* [WHAT YOU ARE ASKED TO DO] Starting with the first line of the listing, quote each line exactly until and including the one with "ax.bar(x + bw", leaving pictures out.

==============================

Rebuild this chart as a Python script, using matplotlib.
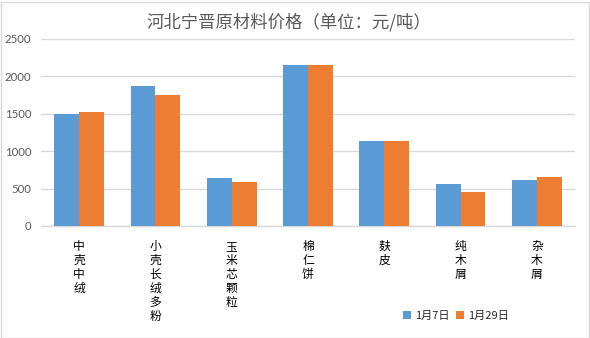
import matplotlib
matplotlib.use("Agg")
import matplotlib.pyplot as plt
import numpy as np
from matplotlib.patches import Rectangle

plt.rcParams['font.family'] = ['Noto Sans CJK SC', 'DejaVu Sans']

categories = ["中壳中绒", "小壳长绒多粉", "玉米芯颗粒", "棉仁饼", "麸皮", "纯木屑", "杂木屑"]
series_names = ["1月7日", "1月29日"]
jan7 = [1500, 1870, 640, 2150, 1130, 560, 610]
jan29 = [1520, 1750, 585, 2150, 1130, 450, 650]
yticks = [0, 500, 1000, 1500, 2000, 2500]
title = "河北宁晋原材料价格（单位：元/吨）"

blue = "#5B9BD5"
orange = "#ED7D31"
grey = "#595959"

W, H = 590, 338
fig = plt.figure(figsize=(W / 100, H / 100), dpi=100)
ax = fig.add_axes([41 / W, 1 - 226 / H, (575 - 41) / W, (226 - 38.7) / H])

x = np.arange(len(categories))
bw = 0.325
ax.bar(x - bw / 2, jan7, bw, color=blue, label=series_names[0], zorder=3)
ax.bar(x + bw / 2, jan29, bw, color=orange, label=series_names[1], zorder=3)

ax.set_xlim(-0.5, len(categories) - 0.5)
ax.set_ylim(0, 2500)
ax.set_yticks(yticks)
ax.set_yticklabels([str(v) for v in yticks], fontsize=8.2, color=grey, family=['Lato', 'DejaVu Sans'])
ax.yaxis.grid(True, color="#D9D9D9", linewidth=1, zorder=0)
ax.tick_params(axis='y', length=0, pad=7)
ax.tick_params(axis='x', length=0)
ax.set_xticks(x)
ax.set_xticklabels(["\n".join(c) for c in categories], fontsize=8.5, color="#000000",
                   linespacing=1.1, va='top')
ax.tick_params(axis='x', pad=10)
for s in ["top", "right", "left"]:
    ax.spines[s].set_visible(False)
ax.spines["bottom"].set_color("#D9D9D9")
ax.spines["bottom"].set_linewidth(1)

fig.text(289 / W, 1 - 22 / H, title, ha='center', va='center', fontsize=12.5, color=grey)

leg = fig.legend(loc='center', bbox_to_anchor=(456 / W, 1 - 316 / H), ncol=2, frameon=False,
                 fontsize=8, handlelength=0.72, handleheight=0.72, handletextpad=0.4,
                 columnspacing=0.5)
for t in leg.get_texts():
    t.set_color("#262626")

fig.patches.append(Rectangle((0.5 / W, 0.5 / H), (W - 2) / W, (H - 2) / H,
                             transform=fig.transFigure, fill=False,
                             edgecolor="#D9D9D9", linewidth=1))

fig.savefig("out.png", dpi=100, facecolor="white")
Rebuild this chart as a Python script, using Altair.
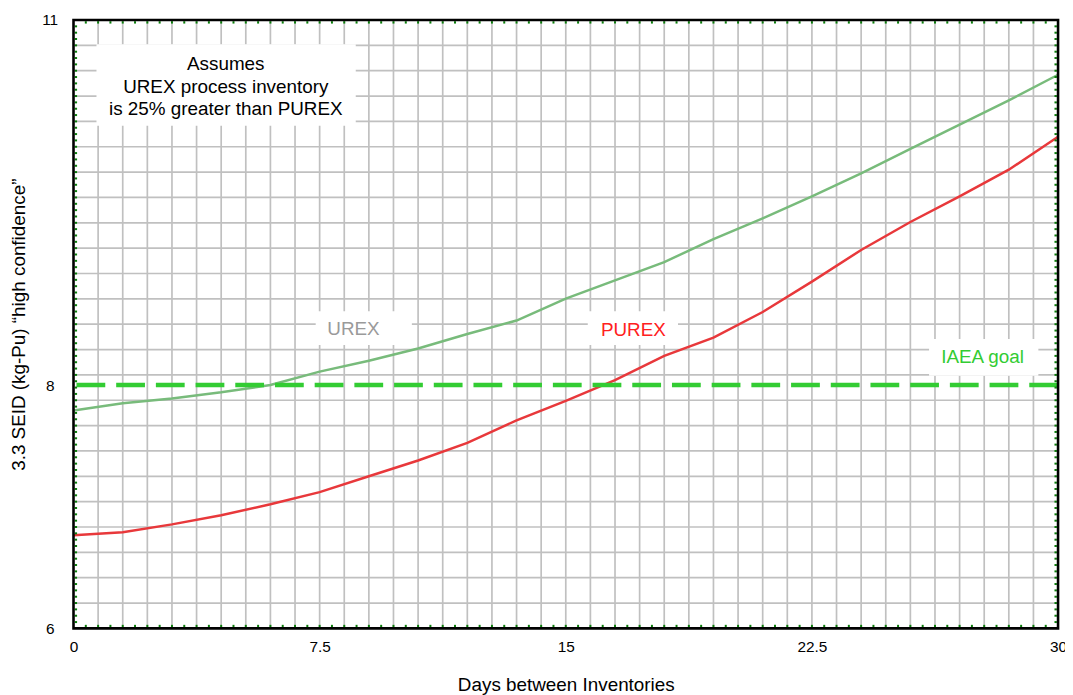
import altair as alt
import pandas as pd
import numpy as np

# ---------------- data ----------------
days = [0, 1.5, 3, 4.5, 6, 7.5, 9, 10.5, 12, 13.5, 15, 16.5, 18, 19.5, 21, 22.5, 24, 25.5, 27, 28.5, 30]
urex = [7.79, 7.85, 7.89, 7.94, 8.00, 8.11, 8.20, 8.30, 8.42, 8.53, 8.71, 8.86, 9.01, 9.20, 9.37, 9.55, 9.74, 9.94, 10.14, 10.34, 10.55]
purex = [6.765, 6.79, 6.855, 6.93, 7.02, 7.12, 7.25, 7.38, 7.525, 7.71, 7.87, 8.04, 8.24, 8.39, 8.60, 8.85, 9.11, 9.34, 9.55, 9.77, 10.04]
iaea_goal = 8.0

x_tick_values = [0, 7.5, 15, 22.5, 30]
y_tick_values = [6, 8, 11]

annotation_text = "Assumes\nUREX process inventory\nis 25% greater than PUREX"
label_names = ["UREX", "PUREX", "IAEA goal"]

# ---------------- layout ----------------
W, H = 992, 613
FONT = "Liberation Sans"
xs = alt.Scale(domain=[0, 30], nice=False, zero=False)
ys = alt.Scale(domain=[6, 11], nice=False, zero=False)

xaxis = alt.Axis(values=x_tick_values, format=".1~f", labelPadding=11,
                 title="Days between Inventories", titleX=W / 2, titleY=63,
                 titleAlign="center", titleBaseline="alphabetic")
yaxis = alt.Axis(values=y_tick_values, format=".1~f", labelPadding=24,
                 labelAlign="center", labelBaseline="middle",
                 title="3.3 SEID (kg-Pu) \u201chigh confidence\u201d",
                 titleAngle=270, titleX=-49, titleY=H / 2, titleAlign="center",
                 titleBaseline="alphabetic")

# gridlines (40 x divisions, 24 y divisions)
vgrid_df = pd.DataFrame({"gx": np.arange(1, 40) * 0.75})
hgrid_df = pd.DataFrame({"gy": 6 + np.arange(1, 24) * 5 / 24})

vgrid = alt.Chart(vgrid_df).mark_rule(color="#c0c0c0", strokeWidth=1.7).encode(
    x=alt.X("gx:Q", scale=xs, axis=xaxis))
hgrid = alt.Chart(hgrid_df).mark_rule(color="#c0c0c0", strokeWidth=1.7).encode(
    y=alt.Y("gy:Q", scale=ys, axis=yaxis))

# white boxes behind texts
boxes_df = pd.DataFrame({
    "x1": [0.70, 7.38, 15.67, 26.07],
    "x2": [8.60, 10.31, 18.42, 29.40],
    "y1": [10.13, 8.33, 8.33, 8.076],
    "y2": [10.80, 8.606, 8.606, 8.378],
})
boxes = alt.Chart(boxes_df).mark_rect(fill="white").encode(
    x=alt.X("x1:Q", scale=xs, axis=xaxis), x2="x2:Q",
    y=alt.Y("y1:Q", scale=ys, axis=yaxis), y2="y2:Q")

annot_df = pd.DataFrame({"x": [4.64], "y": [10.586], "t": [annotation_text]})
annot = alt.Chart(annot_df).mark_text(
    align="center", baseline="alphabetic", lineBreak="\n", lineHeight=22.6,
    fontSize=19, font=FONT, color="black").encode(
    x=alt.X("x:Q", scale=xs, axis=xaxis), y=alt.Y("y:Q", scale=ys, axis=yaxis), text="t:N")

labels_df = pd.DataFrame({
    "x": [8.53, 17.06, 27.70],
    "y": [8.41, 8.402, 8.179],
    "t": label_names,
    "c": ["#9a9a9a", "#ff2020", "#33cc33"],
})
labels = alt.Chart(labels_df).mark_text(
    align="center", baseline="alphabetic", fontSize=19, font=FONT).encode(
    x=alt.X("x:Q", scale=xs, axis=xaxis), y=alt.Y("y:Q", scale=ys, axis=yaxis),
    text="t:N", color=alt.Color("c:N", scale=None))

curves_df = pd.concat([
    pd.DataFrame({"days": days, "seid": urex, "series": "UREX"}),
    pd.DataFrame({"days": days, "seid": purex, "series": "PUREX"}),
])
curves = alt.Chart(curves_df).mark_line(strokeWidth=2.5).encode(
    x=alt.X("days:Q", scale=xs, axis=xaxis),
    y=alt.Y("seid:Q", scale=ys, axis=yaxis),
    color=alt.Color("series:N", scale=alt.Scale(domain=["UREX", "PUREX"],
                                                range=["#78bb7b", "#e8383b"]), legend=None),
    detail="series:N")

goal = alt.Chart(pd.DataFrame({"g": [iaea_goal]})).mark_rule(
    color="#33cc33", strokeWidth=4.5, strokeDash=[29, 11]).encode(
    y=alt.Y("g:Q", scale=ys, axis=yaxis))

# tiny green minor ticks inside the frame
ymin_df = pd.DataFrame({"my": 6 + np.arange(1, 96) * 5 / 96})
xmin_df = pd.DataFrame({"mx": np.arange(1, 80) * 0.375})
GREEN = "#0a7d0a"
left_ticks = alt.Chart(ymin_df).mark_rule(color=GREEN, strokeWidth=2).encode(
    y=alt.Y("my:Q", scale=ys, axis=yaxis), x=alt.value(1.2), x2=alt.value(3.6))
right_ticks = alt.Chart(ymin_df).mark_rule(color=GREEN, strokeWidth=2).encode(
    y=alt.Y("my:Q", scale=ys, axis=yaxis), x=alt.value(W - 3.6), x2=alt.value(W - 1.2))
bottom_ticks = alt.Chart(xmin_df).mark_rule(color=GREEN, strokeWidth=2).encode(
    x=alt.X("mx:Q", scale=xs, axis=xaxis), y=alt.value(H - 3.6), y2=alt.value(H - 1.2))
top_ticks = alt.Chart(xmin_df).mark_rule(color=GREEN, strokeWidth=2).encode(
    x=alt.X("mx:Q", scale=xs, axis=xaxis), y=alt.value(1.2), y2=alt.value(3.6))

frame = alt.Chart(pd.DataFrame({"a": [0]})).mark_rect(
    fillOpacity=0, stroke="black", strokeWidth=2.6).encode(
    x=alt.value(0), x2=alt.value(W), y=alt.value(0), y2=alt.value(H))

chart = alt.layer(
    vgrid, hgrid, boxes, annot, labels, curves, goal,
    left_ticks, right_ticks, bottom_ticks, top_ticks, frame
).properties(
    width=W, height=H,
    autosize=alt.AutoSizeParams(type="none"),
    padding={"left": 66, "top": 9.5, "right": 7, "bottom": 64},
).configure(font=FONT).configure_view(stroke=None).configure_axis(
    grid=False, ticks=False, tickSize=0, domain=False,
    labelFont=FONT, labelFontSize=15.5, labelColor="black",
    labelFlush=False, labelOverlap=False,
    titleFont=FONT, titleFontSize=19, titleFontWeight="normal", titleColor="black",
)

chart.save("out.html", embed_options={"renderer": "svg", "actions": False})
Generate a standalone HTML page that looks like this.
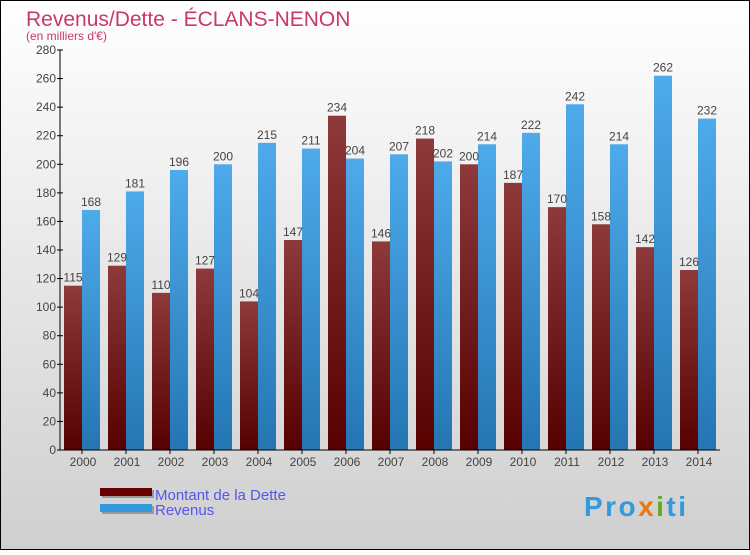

==============================

* [PROBLEM SOLUTION]
Rebuild this chart as a Python script, using matplotlib.
import matplotlib
matplotlib.use("Agg")
import matplotlib.pyplot as plt
import numpy as np
from matplotlib.patches import Rectangle

plt.rcParams['font.family'] = ['Noto Sans CJK SC', 'DejaVu Sans']

categories = ["中壳中绒", "小壳长绒多粉", "玉米芯颗粒", "棉仁饼", "麸皮", "纯木屑", "杂木屑"]
series_names = ["1月7日", "1月29日"]
jan7 = [1500, 1870, 640, 2150, 1130, 560, 610]
jan29 = [1520, 1750, 585, 2150, 1130, 450, 650]
yticks = [0, 500, 1000, 1500, 2000, 2500]
title = "河北宁晋原材料价格（单位：元/吨）"

blue = "#5B9BD5"
orange = "#ED7D31"
grey = "#595959"

W, H = 590, 338
fig = plt.figure(figsize=(W / 100, H / 100), dpi=100)
ax = fig.add_axes([41 / W, 1 - 226 / H, (575 - 41) / W, (226 - 38.7) / H])

x = np.arange(len(categories))
bw = 0.325
ax.bar(x - bw / 2, jan7, bw, color=blue, label=series_names[0], zorder=3)
ax.bar(x + bw / 2, jan29, bw, color=orange, label=series_names[1], zorder=3)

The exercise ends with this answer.